As to his "loyalty" he was at UMass for 8 seasons, Memphis for 9, and really has just started at UK with only 3 under his belt. I would say that all of his moves have been timely and reasonable, leaving UMass for the NBA (and its higher paydays), leaving Memphis for the "center ring" of basketball at UK. IMHO
A Cat fan in Canada
Perhaps Calipari can be a good coach with the Wizards. Anything is possible, even Mike Brown took a team to the Finals. But probably no. Here's why:
1) Calipari isn't a good coach. He's a good recruiter and a good motivator given the tools but he doesn't make in game adjustments. You saw it versus Conn last year and again this year. This is especially cogent in the NBA, where series determine outcomes and adjustments game to game and in the 4th quarter mean everything. Calipari is particularly ill suited for this. He rides his rotation, makes very few adjustments or calls time outs. All this would mean disaster in the NBA
2) Calipari isn't going to have overwhelming superiority with the Wizards, a notoriously crappy and undisciplined team as he does at UK
3) Calipari's main motivational tool to keep his black 1 and done players in line is his Wizard of Oz illusion of his pipeline and weight in the NBA. This works on 18 year old players whose life purpose is to be in the league but doesn't really serve as motivational incentive once guys already have their contracts
4) Calipari has already failed in the NBA.
To say Pete Carroll is "thriving" with the Seahawks is a bit of an overstatement. He has back-to-back 7-9 seasons. Yes, one of those seasons resulted in a division title, but that says waaaaay more about the division than Carroll's skill at the NFL level. Let him actually have a winning season and then see how that college-to-pro transition worked.
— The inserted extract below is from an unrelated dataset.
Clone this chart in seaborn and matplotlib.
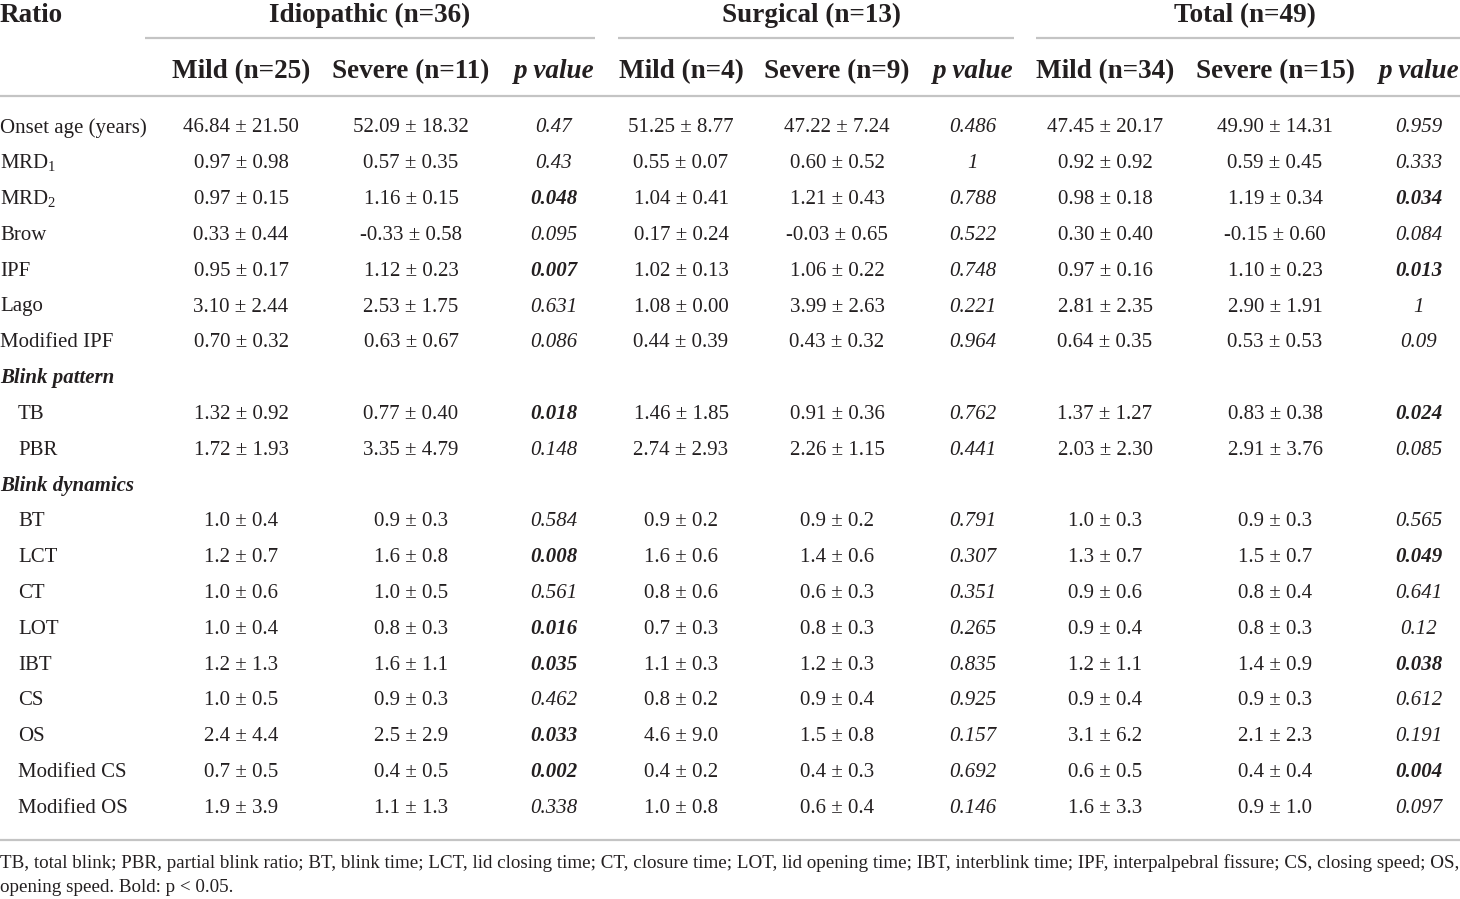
import matplotlib
matplotlib.use("Agg")
import matplotlib.pyplot as plt
import seaborn as sns

sns.set_theme(style="white")
plt.rcParams["font.family"] = ["Liberation Serif", "DejaVu Serif"]
plt.rcParams["mathtext.fontset"] = "custom"
plt.rcParams["mathtext.rm"] = "Liberation Serif"
plt.rcParams["mathtext.it"] = "Liberation Serif:italic"

# table content
groups = ["Idiopathic (n=36)", "Surgical (n=13)", "Total (n=49)"]
subheads = ["Mild (n=25)", "Severe (n=11)", "p value",
            "Mild (n=4)", "Severe (n=9)", "p value",
            "Mild (n=34)", "Severe (n=15)", "p value"]

row_labels = ["Onset age (years)", "MRD$_1$", "MRD$_2$", "Brow", "IPF", "Lago", "Modified IPF",
              "Blink pattern", "TB", "PBR",
              "Blink dynamics", "BT", "LCT", "CT", "LOT", "IBT", "CS", "OS", "Modified CS", "Modified OS"]
section_rows = ["Blink pattern", "Blink dynamics"]
indented_rows = ["TB", "PBR", "BT", "LCT", "CT", "LOT", "IBT", "CS", "OS", "Modified CS", "Modified OS"]

idio_mild = ["46.84 ± 21.50", "0.97 ± 0.98", "0.97 ± 0.15", "0.33 ± 0.44", "0.95 ± 0.17", "3.10 ± 2.44", "0.70 ± 0.32",
             "", "1.32 ± 0.92", "1.72 ± 1.93",
             "", "1.0 ± 0.4", "1.2 ± 0.7", "1.0 ± 0.6", "1.0 ± 0.4", "1.2 ± 1.3", "1.0 ± 0.5", "2.4 ± 4.4", "0.7 ± 0.5", "1.9 ± 3.9"]
idio_severe = ["52.09 ± 18.32", "0.57 ± 0.35", "1.16 ± 0.15", "-0.33 ± 0.58", "1.12 ± 0.23", "2.53 ± 1.75", "0.63 ± 0.67",
               "", "0.77 ± 0.40", "3.35 ± 4.79",
               "", "0.9 ± 0.3", "1.6 ± 0.8", "1.0 ± 0.5", "0.8 ± 0.3", "1.6 ± 1.1", "0.9 ± 0.3", "2.5 ± 2.9", "0.4 ± 0.5", "1.1 ± 1.3"]
idio_p = ["0.47", "0.43", "0.048", "0.095", "0.007", "0.631", "0.086",
          "", "0.018", "0.148",
          "", "0.584", "0.008", "0.561", "0.016", "0.035", "0.462", "0.033", "0.002", "0.338"]

surg_mild = ["51.25 ± 8.77", "0.55 ± 0.07", "1.04 ± 0.41", "0.17 ± 0.24", "1.02 ± 0.13", "1.08 ± 0.00", "0.44 ± 0.39",
             "", "1.46 ± 1.85", "2.74 ± 2.93",
             "", "0.9 ± 0.2", "1.6 ± 0.6", "0.8 ± 0.6", "0.7 ± 0.3", "1.1 ± 0.3", "0.8 ± 0.2", "4.6 ± 9.0", "0.4 ± 0.2", "1.0 ± 0.8"]
surg_severe = ["47.22 ± 7.24", "0.60 ± 0.52", "1.21 ± 0.43", "-0.03 ± 0.65", "1.06 ± 0.22", "3.99 ± 2.63", "0.43 ± 0.32",
               "", "0.91 ± 0.36", "2.26 ± 1.15",
               "", "0.9 ± 0.2", "1.4 ± 0.6", "0.6 ± 0.3", "0.8 ± 0.3", "1.2 ± 0.3", "0.9 ± 0.4", "1.5 ± 0.8", "0.4 ± 0.3", "0.6 ± 0.4"]
surg_p = ["0.486", "1", "0.788", "0.522", "0.748", "0.221", "0.964",
          "", "0.762", "0.441",
          "", "0.791", "0.307", "0.351", "0.265", "0.835", "0.925", "0.157", "0.692", "0.146"]

tot_mild = ["47.45 ± 20.17", "0.92 ± 0.92", "0.98 ± 0.18", "0.30 ± 0.40", "0.97 ± 0.16", "2.81 ± 2.35", "0.64 ± 0.35",
            "", "1.37 ± 1.27", "2.03 ± 2.30",
            "", "1.0 ± 0.3", "1.3 ± 0.7", "0.9 ± 0.6", "0.9 ± 0.4", "1.2 ± 1.1", "0.9 ± 0.4", "3.1 ± 6.2", "0.6 ± 0.5", "1.6 ± 3.3"]
tot_severe = ["49.90 ± 14.31", "0.59 ± 0.45", "1.19 ± 0.34", "-0.15 ± 0.60", "1.10 ± 0.23", "2.90 ± 1.91", "0.53 ± 0.53",
              "", "0.83 ± 0.38", "2.91 ± 3.76",
              "", "0.9 ± 0.3", "1.5 ± 0.7", "0.8 ± 0.4", "0.8 ± 0.3", "1.4 ± 0.9", "0.9 ± 0.3", "2.1 ± 2.3", "0.4 ± 0.4", "0.9 ± 1.0"]
tot_p = ["0.959", "0.333", "0.034", "0.084", "0.013", "1", "0.09",
         "", "0.024", "0.085",
         "", "0.565", "0.049", "0.641", "0.12", "0.038", "0.612", "0.191", "0.004", "0.097"]

footnote = ["TB, total blink; PBR, partial blink ratio; BT, blink time; LCT, lid closing time; CT, closure time; "
            "LOT, lid opening time; IBT, interblink time; IPF, interpalpebral fissure; CS, closing speed; OS,",
            "opening speed. Bold: p < 0.05."]

columns = [idio_mild, idio_severe, idio_p, surg_mild, surg_severe, surg_p, tot_mild, tot_severe, tot_p]
p_columns = [2, 5, 8]

# layout (pixel coordinates, text placed on baselines)
W, H = 1460, 899
col_x = [241, 411, 554, 681, 837, 973, 1105, 1275, 1419]
group_x = [370, 812, 1245]
group_line = [(145, 595), (618, 1014), (1036, 1460)]
row_base0, row_dy = 132.5, 35.8
ink = "#231f20"
rule = "#c4c4c4"

fig = plt.figure(figsize=(W / 100, H / 100), dpi=100, facecolor="white")
ax = fig.add_axes([0, 0, 1, 1])
ax.set_xlim(0, W)
ax.set_ylim(H, 0)
ax.axis("off")

body = 15
head = 19.5

ax.text(0, 22, "Ratio", fontsize=head, fontweight="bold", color=ink, va="baseline", ha="left")
for g, gx, (x0, x1) in zip(groups, group_x, group_line):
    ax.text(gx, 22, g, fontsize=head, fontweight="bold", color=ink, va="baseline", ha="center")
    ax.plot([x0, x1], [38, 38], color=rule, lw=1.6, solid_capstyle="butt")

for i, (s, cx) in enumerate(zip(subheads, col_x)):
    style = "italic" if i in p_columns else "normal"
    ax.text(cx, 78, s, fontsize=head, fontweight="bold", fontstyle=style, color=ink, va="baseline", ha="center")

ax.plot([0, W], [96, 96], color=rule, lw=1.6, solid_capstyle="butt")

for r, lab in enumerate(row_labels):
    y = row_base0 + r * row_dy
    if lab in section_rows:
        ax.text(0, y, lab, fontsize=body, fontweight="bold", fontstyle="italic", color=ink, va="baseline", ha="left")
        continue
    x = 18 if lab in indented_rows else 0
    ax.text(x, y, lab, fontsize=body, color=ink, va="baseline", ha="left")
    for c, (col, cx) in enumerate(zip(columns, col_x)):
        val = col[r]
        if c in p_columns:
            weight = "bold" if float(val) < 0.05 else "normal"
            ax.text(cx, y, val, fontsize=body, fontstyle="italic", fontweight=weight, color=ink, va="baseline", ha="center")
        else:
            ax.text(cx, y, val, fontsize=body, color=ink, va="baseline", ha="center")

ax.plot([0, W], [840, 840], color=rule, lw=1.6, solid_capstyle="butt")
for k, line in enumerate(footnote):
    ax.text(0, 868 + k * 24, line, fontsize=13.7, color=ink, va="baseline", ha="left")

fig.savefig("out.png", dpi=100, facecolor="white")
Calipari might do well in Washington or with some NBA team, but something tells me his schtick will work way better on college kids than with pros.
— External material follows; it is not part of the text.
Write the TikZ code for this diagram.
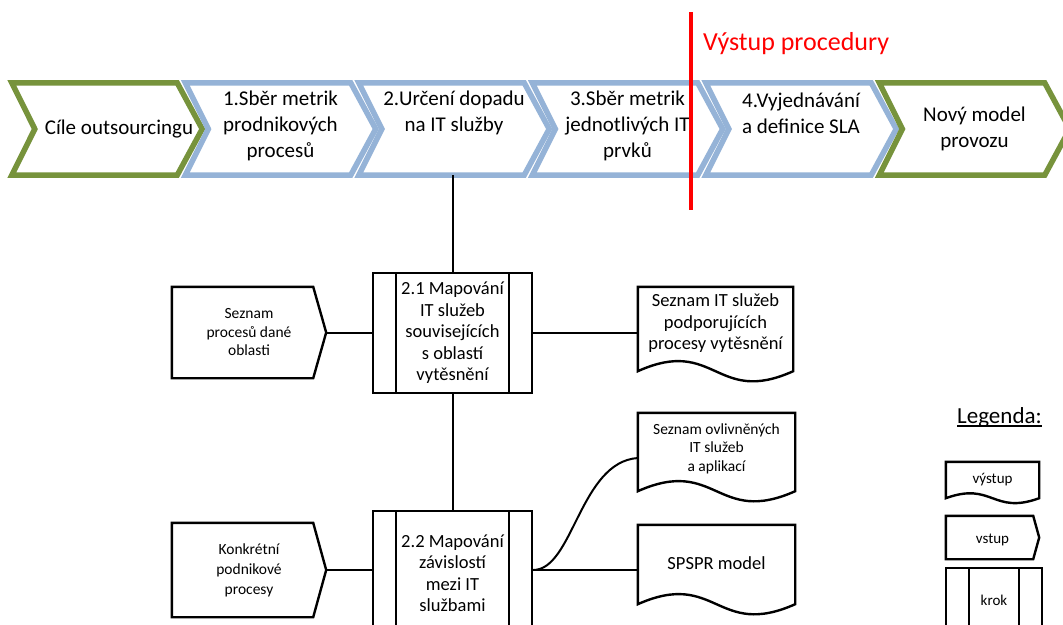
\documentclass[tikz,border=0pt]{standalone}
\usepackage{fontspec}
\setmainfont{Carlito}
\definecolor{chevgreen}{HTML}{77933C}
\definecolor{chevblue}{HTML}{95B3D7}

% outline of a process chevron around a named node
\newcommand\chevoutline[2]{%
  \draw[#2] (#1.north west) -- ([xshift=-25pt]#1.north east) -- (#1.east)
    -- ([xshift=-25pt]#1.south east) -- (#1.south west) -- ([xshift=23pt]#1.west) -- cycle;}
% outline of an input shape (flat left side, shallow point on the right)
\newcommand\inputoutline[2]{%
  \draw[outline] (#1.north west) -- ([xshift=-#2]#1.north east) -- (#1.east)
    -- ([xshift=-#2]#1.south east) -- (#1.south west) -- cycle;}
% outline of a document shape with a wavy bottom edge
\newcommand\docoutline[2]{%
  \draw[outline] (#1.north west) -- (#1.north east) -- (#1.south east)
    .. controls ([yshift=-#2]#1.south) and ([yshift=#2]#1.south) .. (#1.south west) -- cycle;}

\begin{document}
\begin{tikzpicture}[x=1pt,y=-1pt,
  chev/.style={minimum width=190pt, minimum height=92pt, inner sep=0pt},
  chevtxt/.style={align=center, inner sep=0pt, font=\fontsize{21}{26}\selectfont},
  greenchev/.style={draw=chevgreen, line width=5.5pt, line join=miter},
  bluechev/.style={draw=chevblue, line width=5.5pt, line join=miter},
  outline/.style={draw=black, line width=2.4pt, line join=miter},
  link/.style={draw=black, line width=2pt},
  stepbox/.style={rectangle, draw=black, line width=2.4pt, inner sep=0pt, align=center,
    path picture={\draw[line width=2.2pt]
      ([xshift=#1]path picture bounding box.north west) -- ([xshift=#1]path picture bounding box.south west)
      ([xshift=-#1]path picture bounding box.north east) -- ([xshift=-#1]path picture bounding box.south east);}},
  stepbox/.default=23pt,
  shapebody/.style={inner sep=0pt},
  bodytxt/.style={align=center, inner sep=0pt},
  bigtxt/.style={font=\fontsize{18.5}{21.5}\selectfont},
  smalltxt/.style={font=\fontsize{15.5}{18.5}\selectfont},
]
\clip (0,0) rectangle (1063,624);
\fill[white] (0,0) rectangle (1063,624);

% ---- procedure chevrons ----
\node[chev] (c1) at (107,129) {};
\node[chev] (c2) at (280.5,129) {};
\node[chev] (c3) at (454,129) {};
\node[chev] (c4) at (627.5,129) {};
\node[chev] (c5) at (801,129) {};
\node[chev] (c6) at (974.5,129) {};
\chevoutline{c1}{greenchev}
\chevoutline{c2}{bluechev}
\chevoutline{c3}{bluechev}
\chevoutline{c4}{bluechev}
\chevoutline{c5}{bluechev}
\chevoutline{c6}{greenchev}
\node[chevtxt, xshift=12pt] (c1t) at (c1) {Cíle outsourcingu};
\node[chevtxt, yshift=3pt] (c2t) at (c2) {1.Sběr metrik\\prodnikových\\procesů};
\node[chevtxt, yshift=16pt] (c3t) at (c3) {2.Určení dopadu\\na IT služby};
\node[chevtxt, yshift=3pt] (c4t) at (c4) {3.Sběr metrik\\jednotlivých IT\\prvků};
\node[chevtxt, yshift=16pt] (c5t) at (c5) {4.Vyjednávání\\a definice SLA};
\node[chevtxt] (c6t) at (c6) {Nový model\\provozu};

% ---- procedure output divider ----
\coordinate (rtop) at (691,12);
\coordinate (rbot) at (691,210);
\draw[red, line width=3.5pt] (rtop) -- (rbot);
\node[anchor=base west, inner sep=0pt, text=red, font=\fontsize{26}{30}\selectfont] (vyst) at (703,50) {Výstup procedury};

% ---- steps ----
\node[stepbox, bigtxt, minimum width=159pt, minimum height=120pt] (s1) at (452.5,333)
  {2.1 Mapování\\IT služeb\\souvisejících\\s oblastí\\vytěsnění};
\node[stepbox, bigtxt, minimum width=159pt, minimum height=124pt] (s2) at (452.5,573)
  {2.2 Mapování\\závislostí\\mezi IT\\službami};

% ---- inputs ----
\node[shapebody, minimum width=154pt, minimum height=91pt] (in1) at (249,332.5) {};
\inputoutline{in1}{13pt}
\node[bodytxt, smalltxt] (in1t) at (in1) {Seznam\\procesů dané\\oblasti};
\node[shapebody, minimum width=154pt, minimum height=94pt] (in2) at (249,570) {};
\inputoutline{in2}{13pt}
\node[bodytxt, smalltxt, font=\fontsize{15.5}{20}\selectfont] (in2t) at (in2) {Konkrétní\\podnikové\\procesy};

% ---- outputs ----
\node[shapebody, minimum width=155pt, minimum height=84pt] (d1) at (715.5,329) {};
\docoutline{d1}{35pt}
\node[bodytxt, bigtxt, yshift=5.5pt] (d1t) at (d1) {Seznam IT služeb\\podporujících\\procesy vytěsnění};
\node[shapebody, minimum width=157pt, minimum height=78pt] (d2) at (716.5,452) {};
\docoutline{d2}{35pt}
\node[bodytxt, smalltxt, yshift=3.5pt] (d2t) at (d2) {Seznam ovlivněných\\IT služeb\\a aplikací};
\node[shapebody, minimum width=157pt, minimum height=79pt] (d3) at (716.5,564.5) {};
\docoutline{d3}{35pt}
\node[bodytxt, bigtxt, yshift=1.5pt] (d3t) at (d3) {SPSPR model};

% ---- connectors ----
\draw[link] (c3.south -| s1.north) -- (s1.north);
\draw[link] (in1.east) -- (in1.east -| s1.west);
\draw[link] (s1.east) -- (s1.east -| d1.west);
\draw[link] (s1.south) -- (s2.north);
\draw[link] (in2.east) -- (in2.east -| s2.west);
\coordinate (j2) at (s2.east |- in2.east);
\draw[link] (j2) -- (j2 -| d3.west);
\draw[link] (j2) .. controls +(40,0) and +(-58,4) .. ([yshift=-6pt]d2.west);

% ---- legend ----
\node[anchor=base west, inner sep=0pt, font=\fontsize{23}{27}\selectfont] (leg) at (957,423) {Legenda:};
\draw[line width=1.4pt] ([yshift=-3pt]leg.base west) -- ([yshift=-3pt]leg.base east);
\node[shapebody, minimum width=93pt, minimum height=36pt] (lgout) at (992.5,480) {};
\docoutline{lgout}{17pt}
\node[bodytxt, font=\fontsize{15}{18}\selectfont] (lgoutt) at (lgout) {výstup};
\node[shapebody, minimum width=93pt, minimum height=43pt] (lgin) at (992.5,537.5) {};
\inputoutline{lgin}{6pt}
\node[bodytxt, font=\fontsize{15}{18}\selectfont, yshift=-2pt] (lgint) at (lgin) {vstup};
\node[stepbox, font=\fontsize{15}{18}\selectfont, minimum width=96pt, minimum height=64pt] (lgstep) at (994,600) {krok};
\end{tikzpicture}
\end{document}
There's a reason why there have been so few coaches who have been successful in college and the NBA or the NFL, and why there are so many who haven't handled it well: For every Larry Brown, who did well at both levels, there's a Rick Pitino, Mike Reilly, Dennis Ericson, Steve Spurrier and Lon Kruger.
I guess it's time for another round of the "Hire a big name college coach to save an NBA franchise" experiment, since it's been a few years, but anyone who has watched basketball at the NBA level for a while can rattle off a list of college coaches who could not do it at the next level, usually for all the same reasons: they are micromanagers used to having control over the players (in college, the coach can get your scholarship revoked, in the pros, the players can get the coach fired); their plays are amateurish ("Little Ricky" Pitino loved to run full court traps on defense--you could almost see the opposing point guard salivating as he waited for the double-team so he could get his man a layup); and they mistake themselves for the show, when NBA fans come for the players, not to see the coach work (another Pitino habit was to stand on the sidelines and shout helpful tidbits on defense like "keep your hands up!").